Akibatnya, Komisi Pemilihan Umum (KPU) Bantul masih terus memangkas rancangan anggaran pilkada agar sesuai dengan jatah dana dari APBD yang cekak. "Hari ini kami revisi lagi sampai hanya Rp 19-an miliar," kata Ketua Komisi Bantul Johan Komara kepada Tempo pada Selasa, 21 April 2015.
Semula, setelah UU Nomor 8 Tahun 2015 tentang Pemilihan Kepala Daerah terbit, KPU Bantul mematok anggaran pilkada sebanyak Rp 26 miliar. Karena Pemerintah Kabupaten Bantul mengklaim tak mampu memenuhinya, rancangan itu direvisi. "Kami turunkan jadi Rp 23 miliar, lalu Rp 22 miliar, sekarang tinggal Rp 19-an miliar," ujar Johan.
Tapi pengurangan ini masih jauh dari patokan dana untuk pilkada yang disediakan Pemkab Bantul, yakni hanya Rp 15 miliar. Dana itu untuk KPU sebesar Rp 13 miliar dan pengawas pilkada Bantul Rp 2 miliar.
Sedangkan rancangan sekarang, KPU butuh Rp 19 miliar dan pengawas memerlukan Rp 4 miliar. Artinya, total kebutuhan dana pemilihan Bupati Bantul pada Desember mendatang sebanyak Rp 23 miliar. "Berarti masih kurang Rp 8 miliar," tutur Johan.
Kekurangan ini belum jelas solusinya. Kepala Dinas Pendapatan Bantul Didik Warsito sudah menyatakan tambahan anggaran dalam APBD 2015 tidak ada. Peluang penambahannya dalam APBD Perubahan 2015 juga kecil. Dia malah berharap ada bantuan tambahan dana dari Pemerintah Provinsi DIY.
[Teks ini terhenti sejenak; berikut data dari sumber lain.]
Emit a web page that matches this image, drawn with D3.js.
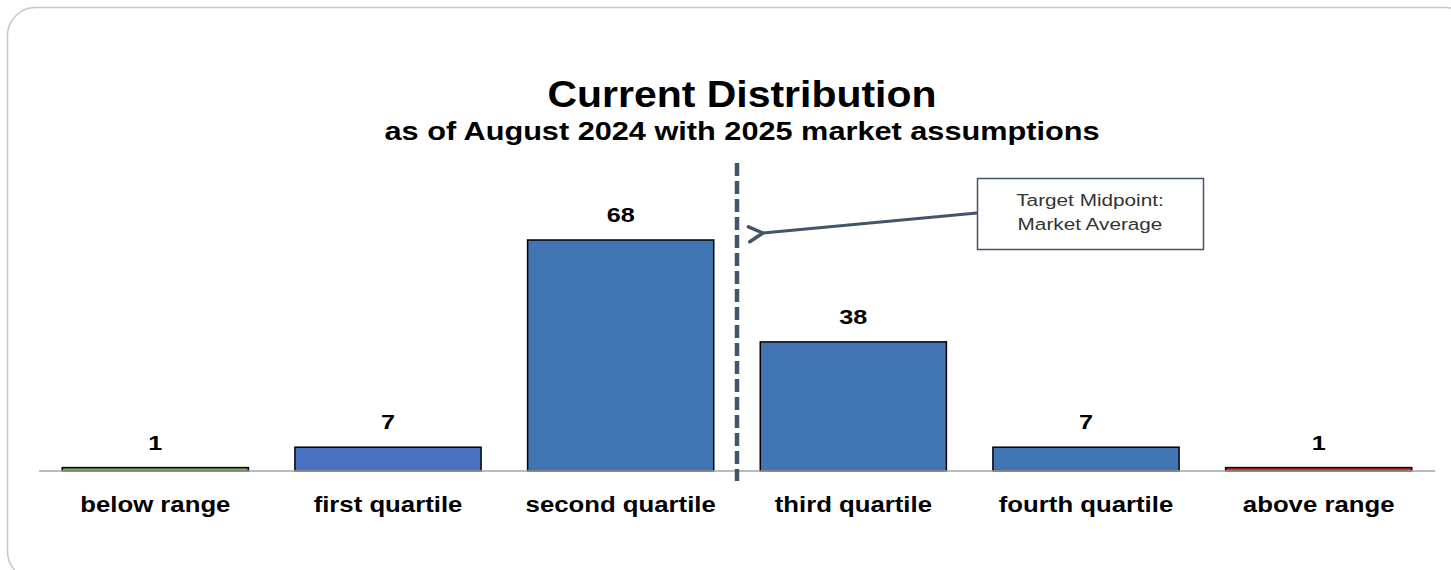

Walhasil, KPU Bantul memutuskan hanya akan menyediakan satu jenis alat peraga kampanye kandidat berupa leaflet yang akan dibagikan ke tiap keluarga di Bantul. Hitungannya, jumlah keluarga di Bantul mencapai sekitar 304.000. "Dari pos pengadaan ini, pengurangannya signifikan," kata Johan. Leaflet yang akan dicetak itu hanya seukuran sepertiga dari poster. Dengan mengurangi ketebalan kertas dan kualitas warna hasil cetakan, KPU Bantul mampu mengirit biaya.
Anehnya, KPU tak mengurangi anggaran alat peraga kampanye lain, seperti spanduk, baliho, umbul-umbul, serta iklan di media elektronik dan media cetak, apalagi meniadakannya. “Pengurangannya tak akan mengirit dana secara signifikan,” ujar Johan berkilah tanpa menyodorkan hitungannya.
Sebelum Johan dan komisioner lain bergerak lebih jauh, komisioner Komisi Pemilihan Umum DIY, Farid Bambang Siswantoro, mengingatkan agar pemangkasan rencana anggaran pilkada di Bantul tidak menggerus dana gaji bagi panitia adhoc. "Mereka kerjanya berat di lapangan. Kalau gaji terlalu minim, bahaya bagi independensinya," kata Farid.